▶ [Exercise brief]: Retype all of the listing exactly, passing over any picture you find.
Records start
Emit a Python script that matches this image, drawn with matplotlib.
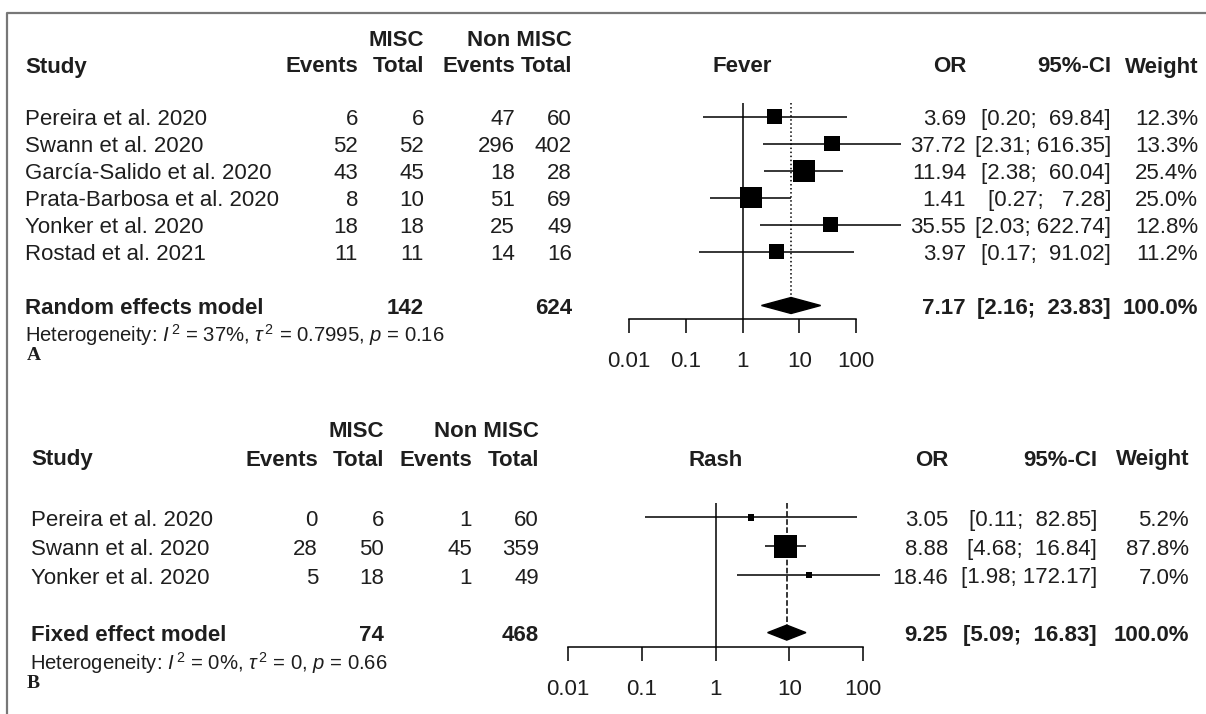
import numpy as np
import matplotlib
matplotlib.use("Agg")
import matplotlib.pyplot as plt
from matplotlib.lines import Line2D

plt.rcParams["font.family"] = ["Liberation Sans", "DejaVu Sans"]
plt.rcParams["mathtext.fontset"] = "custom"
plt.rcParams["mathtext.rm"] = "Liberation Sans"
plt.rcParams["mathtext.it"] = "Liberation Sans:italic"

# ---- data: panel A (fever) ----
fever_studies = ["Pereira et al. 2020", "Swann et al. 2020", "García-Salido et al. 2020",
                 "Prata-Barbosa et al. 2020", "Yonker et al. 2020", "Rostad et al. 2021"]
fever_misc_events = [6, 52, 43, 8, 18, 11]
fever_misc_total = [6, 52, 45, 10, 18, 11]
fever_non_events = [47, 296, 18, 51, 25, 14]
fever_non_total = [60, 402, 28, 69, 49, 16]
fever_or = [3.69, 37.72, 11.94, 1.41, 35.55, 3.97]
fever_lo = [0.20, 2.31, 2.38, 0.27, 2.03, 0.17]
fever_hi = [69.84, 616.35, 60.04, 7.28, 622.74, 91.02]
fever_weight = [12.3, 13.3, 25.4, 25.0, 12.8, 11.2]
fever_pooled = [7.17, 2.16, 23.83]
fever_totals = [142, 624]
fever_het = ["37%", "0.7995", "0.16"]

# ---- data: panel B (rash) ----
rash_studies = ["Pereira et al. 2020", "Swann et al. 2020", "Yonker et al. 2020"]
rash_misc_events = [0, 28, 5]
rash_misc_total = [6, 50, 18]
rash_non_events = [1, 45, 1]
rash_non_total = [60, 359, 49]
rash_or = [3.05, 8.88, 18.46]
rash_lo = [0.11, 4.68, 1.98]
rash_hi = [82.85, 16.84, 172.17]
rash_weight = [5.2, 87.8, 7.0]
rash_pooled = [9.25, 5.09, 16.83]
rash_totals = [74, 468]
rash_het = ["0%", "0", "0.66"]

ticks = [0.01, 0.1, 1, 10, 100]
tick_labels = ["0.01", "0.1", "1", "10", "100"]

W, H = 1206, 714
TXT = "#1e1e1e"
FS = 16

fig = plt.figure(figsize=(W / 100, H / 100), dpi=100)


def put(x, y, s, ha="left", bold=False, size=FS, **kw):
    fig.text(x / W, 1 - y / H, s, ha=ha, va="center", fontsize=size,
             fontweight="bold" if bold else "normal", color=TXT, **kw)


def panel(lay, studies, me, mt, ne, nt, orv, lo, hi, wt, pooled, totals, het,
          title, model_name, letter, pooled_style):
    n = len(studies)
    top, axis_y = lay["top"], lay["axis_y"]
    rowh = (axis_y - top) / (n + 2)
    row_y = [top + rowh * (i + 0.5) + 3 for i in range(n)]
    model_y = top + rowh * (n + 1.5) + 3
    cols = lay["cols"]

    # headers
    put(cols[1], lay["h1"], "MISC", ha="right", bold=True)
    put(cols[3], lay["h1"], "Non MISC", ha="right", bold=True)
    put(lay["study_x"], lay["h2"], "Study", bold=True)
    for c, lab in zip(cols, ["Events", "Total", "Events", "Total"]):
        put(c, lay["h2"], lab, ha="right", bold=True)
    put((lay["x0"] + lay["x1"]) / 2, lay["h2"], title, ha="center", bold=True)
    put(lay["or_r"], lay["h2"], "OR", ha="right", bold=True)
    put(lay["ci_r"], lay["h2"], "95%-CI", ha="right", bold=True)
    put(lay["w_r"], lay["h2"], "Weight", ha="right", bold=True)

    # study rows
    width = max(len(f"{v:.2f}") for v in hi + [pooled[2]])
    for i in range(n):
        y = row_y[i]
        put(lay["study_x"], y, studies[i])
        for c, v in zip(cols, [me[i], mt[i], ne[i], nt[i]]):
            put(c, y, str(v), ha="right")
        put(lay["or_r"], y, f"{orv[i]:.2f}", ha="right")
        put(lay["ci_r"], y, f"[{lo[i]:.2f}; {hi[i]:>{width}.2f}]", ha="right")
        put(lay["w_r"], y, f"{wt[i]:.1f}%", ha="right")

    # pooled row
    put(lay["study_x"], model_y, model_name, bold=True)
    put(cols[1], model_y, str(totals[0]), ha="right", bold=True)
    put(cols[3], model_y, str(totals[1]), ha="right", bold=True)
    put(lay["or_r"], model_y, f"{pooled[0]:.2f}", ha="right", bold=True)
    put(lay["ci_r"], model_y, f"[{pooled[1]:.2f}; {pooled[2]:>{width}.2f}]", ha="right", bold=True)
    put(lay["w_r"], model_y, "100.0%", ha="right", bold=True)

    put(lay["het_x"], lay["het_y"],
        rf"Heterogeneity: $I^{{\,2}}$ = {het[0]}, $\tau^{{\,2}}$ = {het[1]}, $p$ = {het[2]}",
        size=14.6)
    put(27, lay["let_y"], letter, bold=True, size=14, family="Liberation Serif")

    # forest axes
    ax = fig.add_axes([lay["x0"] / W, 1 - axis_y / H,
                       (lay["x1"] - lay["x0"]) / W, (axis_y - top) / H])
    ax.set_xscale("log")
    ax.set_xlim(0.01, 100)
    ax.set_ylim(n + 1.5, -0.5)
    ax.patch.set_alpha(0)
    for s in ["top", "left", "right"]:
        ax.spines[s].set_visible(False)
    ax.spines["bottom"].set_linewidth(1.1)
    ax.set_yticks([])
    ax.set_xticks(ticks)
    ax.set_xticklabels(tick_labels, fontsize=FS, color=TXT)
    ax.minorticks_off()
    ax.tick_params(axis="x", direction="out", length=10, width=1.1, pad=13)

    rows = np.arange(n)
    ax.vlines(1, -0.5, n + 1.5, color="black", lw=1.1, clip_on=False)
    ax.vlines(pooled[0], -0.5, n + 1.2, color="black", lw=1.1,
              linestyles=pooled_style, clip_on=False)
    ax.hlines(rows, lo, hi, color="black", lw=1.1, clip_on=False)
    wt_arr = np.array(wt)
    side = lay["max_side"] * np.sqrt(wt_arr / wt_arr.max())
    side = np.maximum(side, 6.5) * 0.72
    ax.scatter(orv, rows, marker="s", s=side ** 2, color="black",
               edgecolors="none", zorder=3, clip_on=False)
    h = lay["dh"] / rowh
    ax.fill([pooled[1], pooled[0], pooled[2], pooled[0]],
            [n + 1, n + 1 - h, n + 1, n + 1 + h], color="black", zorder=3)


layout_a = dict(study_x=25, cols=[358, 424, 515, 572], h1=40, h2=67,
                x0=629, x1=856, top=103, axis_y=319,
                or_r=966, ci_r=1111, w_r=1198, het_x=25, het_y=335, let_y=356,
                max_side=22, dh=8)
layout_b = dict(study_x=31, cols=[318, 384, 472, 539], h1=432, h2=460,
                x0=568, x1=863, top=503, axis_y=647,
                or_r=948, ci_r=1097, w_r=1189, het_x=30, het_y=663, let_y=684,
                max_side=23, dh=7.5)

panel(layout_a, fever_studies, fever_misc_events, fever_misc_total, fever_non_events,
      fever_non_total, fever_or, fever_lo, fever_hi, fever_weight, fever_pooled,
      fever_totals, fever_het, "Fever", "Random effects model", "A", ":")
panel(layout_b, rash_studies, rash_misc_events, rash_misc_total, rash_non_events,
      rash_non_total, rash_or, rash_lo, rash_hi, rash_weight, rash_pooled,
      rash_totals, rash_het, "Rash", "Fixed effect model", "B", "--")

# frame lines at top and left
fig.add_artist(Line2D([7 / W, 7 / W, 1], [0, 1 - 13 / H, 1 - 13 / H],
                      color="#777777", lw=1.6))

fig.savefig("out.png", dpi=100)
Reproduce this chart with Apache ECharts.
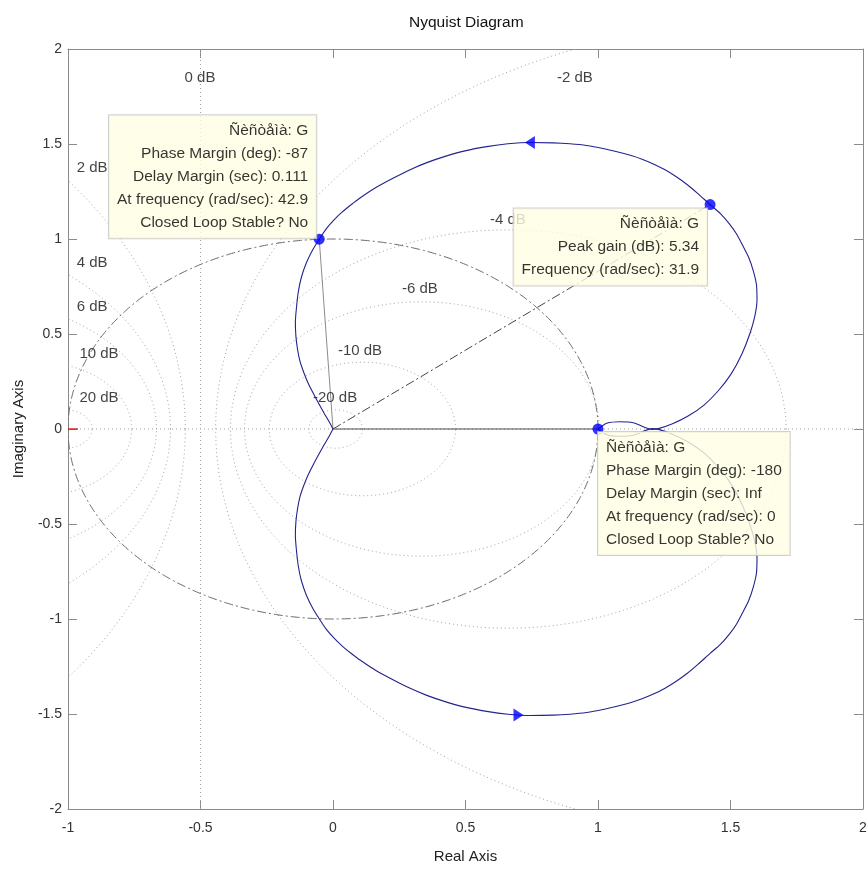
Records end
▶ [Full response]:
Emit a Python script that matches this image, drawn with matplotlib.
import numpy as np
import matplotlib
matplotlib.use("Agg")
import matplotlib.pyplot as plt
from matplotlib.lines import Line2D

plt.rcParams["font.family"] = ["Liberation Sans", "DejaVu Sans"]
plt.rcParams["mathtext.fontset"] = "custom"
plt.rcParams["mathtext.rm"] = "Liberation Sans"
plt.rcParams["mathtext.it"] = "Liberation Sans:italic"

# ---- data: panel A (fever) ----
fever_studies = ["Pereira et al. 2020", "Swann et al. 2020", "García-Salido et al. 2020",
                 "Prata-Barbosa et al. 2020", "Yonker et al. 2020", "Rostad et al. 2021"]
fever_misc_events = [6, 52, 43, 8, 18, 11]
fever_misc_total = [6, 52, 45, 10, 18, 11]
fever_non_events = [47, 296, 18, 51, 25, 14]
fever_non_total = [60, 402, 28, 69, 49, 16]
fever_or = [3.69, 37.72, 11.94, 1.41, 35.55, 3.97]
fever_lo = [0.20, 2.31, 2.38, 0.27, 2.03, 0.17]
fever_hi = [69.84, 616.35, 60.04, 7.28, 622.74, 91.02]
fever_weight = [12.3, 13.3, 25.4, 25.0, 12.8, 11.2]
fever_pooled = [7.17, 2.16, 23.83]
fever_totals = [142, 624]
fever_het = ["37%", "0.7995", "0.16"]

# ---- data: panel B (rash) ----
rash_studies = ["Pereira et al. 2020", "Swann et al. 2020", "Yonker et al. 2020"]
rash_misc_events = [0, 28, 5]
rash_misc_total = [6, 50, 18]
rash_non_events = [1, 45, 1]
rash_non_total = [60, 359, 49]
rash_or = [3.05, 8.88, 18.46]
rash_lo = [0.11, 4.68, 1.98]
rash_hi = [82.85, 16.84, 172.17]
rash_weight = [5.2, 87.8, 7.0]
rash_pooled = [9.25, 5.09, 16.83]
rash_totals = [74, 468]
rash_het = ["0%", "0", "0.66"]

ticks = [0.01, 0.1, 1, 10, 100]
tick_labels = ["0.01", "0.1", "1", "10", "100"]

W, H = 1206, 714
TXT = "#1e1e1e"
FS = 16

fig = plt.figure(figsize=(W / 100, H / 100), dpi=100)


def put(x, y, s, ha="left", bold=False, size=FS, **kw):
    fig.text(x / W, 1 - y / H, s, ha=ha, va="center", fontsize=size,
             fontweight="bold" if bold else "normal", color=TXT, **kw)


def panel(lay, studies, me, mt, ne, nt, orv, lo, hi, wt, pooled, totals, het,
          title, model_name, letter, pooled_style):
    n = len(studies)
    top, axis_y = lay["top"], lay["axis_y"]
    rowh = (axis_y - top) / (n + 2)
    row_y = [top + rowh * (i + 0.5) + 3 for i in range(n)]
    model_y = top + rowh * (n + 1.5) + 3
    cols = lay["cols"]

    # headers
    put(cols[1], lay["h1"], "MISC", ha="right", bold=True)
    put(cols[3], lay["h1"], "Non MISC", ha="right", bold=True)
    put(lay["study_x"], lay["h2"], "Study", bold=True)
    for c, lab in zip(cols, ["Events", "Total", "Events", "Total"]):
        put(c, lay["h2"], lab, ha="right", bold=True)
    put((lay["x0"] + lay["x1"]) / 2, lay["h2"], title, ha="center", bold=True)
    put(lay["or_r"], lay["h2"], "OR", ha="right", bold=True)
    put(lay["ci_r"], lay["h2"], "95%-CI", ha="right", bold=True)
    put(lay["w_r"], lay["h2"], "Weight", ha="right", bold=True)

    # study rows
    width = max(len(f"{v:.2f}") for v in hi + [pooled[2]])
    for i in range(n):
        y = row_y[i]
        put(lay["study_x"], y, studies[i])
        for c, v in zip(cols, [me[i], mt[i], ne[i], nt[i]]):
            put(c, y, str(v), ha="right")
        put(lay["or_r"], y, f"{orv[i]:.2f}", ha="right")
        put(lay["ci_r"], y, f"[{lo[i]:.2f}; {hi[i]:>{width}.2f}]", ha="right")
        put(lay["w_r"], y, f"{wt[i]:.1f}%", ha="right")

    # pooled row
    put(lay["study_x"], model_y, model_name, bold=True)
    put(cols[1], model_y, str(totals[0]), ha="right", bold=True)
    put(cols[3], model_y, str(totals[1]), ha="right", bold=True)
    put(lay["or_r"], model_y, f"{pooled[0]:.2f}", ha="right", bold=True)
    put(lay["ci_r"], model_y, f"[{pooled[1]:.2f}; {pooled[2]:>{width}.2f}]", ha="right", bold=True)
    put(lay["w_r"], model_y, "100.0%", ha="right", bold=True)

    put(lay["het_x"], lay["het_y"],
        rf"Heterogeneity: $I^{{\,2}}$ = {het[0]}, $\tau^{{\,2}}$ = {het[1]}, $p$ = {het[2]}",
        size=14.6)
    put(27, lay["let_y"], letter, bold=True, size=14, family="Liberation Serif")

    # forest axes
    ax = fig.add_axes([lay["x0"] / W, 1 - axis_y / H,
                       (lay["x1"] - lay["x0"]) / W, (axis_y - top) / H])
    ax.set_xscale("log")
    ax.set_xlim(0.01, 100)
    ax.set_ylim(n + 1.5, -0.5)
    ax.patch.set_alpha(0)
    for s in ["top", "left", "right"]:
        ax.spines[s].set_visible(False)
    ax.spines["bottom"].set_linewidth(1.1)
    ax.set_yticks([])
    ax.set_xticks(ticks)
    ax.set_xticklabels(tick_labels, fontsize=FS, color=TXT)
    ax.minorticks_off()
    ax.tick_params(axis="x", direction="out", length=10, width=1.1, pad=13)

    rows = np.arange(n)
    ax.vlines(1, -0.5, n + 1.5, color="black", lw=1.1, clip_on=False)
    ax.vlines(pooled[0], -0.5, n + 1.2, color="black", lw=1.1,
              linestyles=pooled_style, clip_on=False)
    ax.hlines(rows, lo, hi, color="black", lw=1.1, clip_on=False)
    wt_arr = np.array(wt)
    side = lay["max_side"] * np.sqrt(wt_arr / wt_arr.max())
    side = np.maximum(side, 6.5) * 0.72
    ax.scatter(orv, rows, marker="s", s=side ** 2, color="black",
               edgecolors="none", zorder=3, clip_on=False)
    h = lay["dh"] / rowh
    ax.fill([pooled[1], pooled[0], pooled[2], pooled[0]],
            [n + 1, n + 1 - h, n + 1, n + 1 + h], color="black", zorder=3)


layout_a = dict(study_x=25, cols=[358, 424, 515, 572], h1=40, h2=67,
                x0=629, x1=856, top=103, axis_y=319,
                or_r=966, ci_r=1111, w_r=1198, het_x=25, het_y=335, let_y=356,
                max_side=22, dh=8)
layout_b = dict(study_x=31, cols=[318, 384, 472, 539], h1=432, h2=460,
                x0=568, x1=863, top=503, axis_y=647,
                or_r=948, ci_r=1097, w_r=1189, het_x=30, het_y=663, let_y=684,
                max_side=23, dh=7.5)

panel(layout_a, fever_studies, fever_misc_events, fever_misc_total, fever_non_events,
      fever_non_total, fever_or, fever_lo, fever_hi, fever_weight, fever_pooled,
      fever_totals, fever_het, "Fever", "Random effects model", "A", ":")
panel(layout_b, rash_studies, rash_misc_events, rash_misc_total, rash_non_events,
      rash_non_total, rash_or, rash_lo, rash_hi, rash_weight, rash_pooled,
      rash_totals, rash_het, "Rash", "Fixed effect model", "B", "--")

# frame lines at top and left
fig.add_artist(Line2D([7 / W, 7 / W, 1], [0, 1 - 13 / H, 1 - 13 / H],
                      color="#777777", lw=1.6))

fig.savefig("out.png", dpi=100)
Reproduce this chart with Apache ECharts.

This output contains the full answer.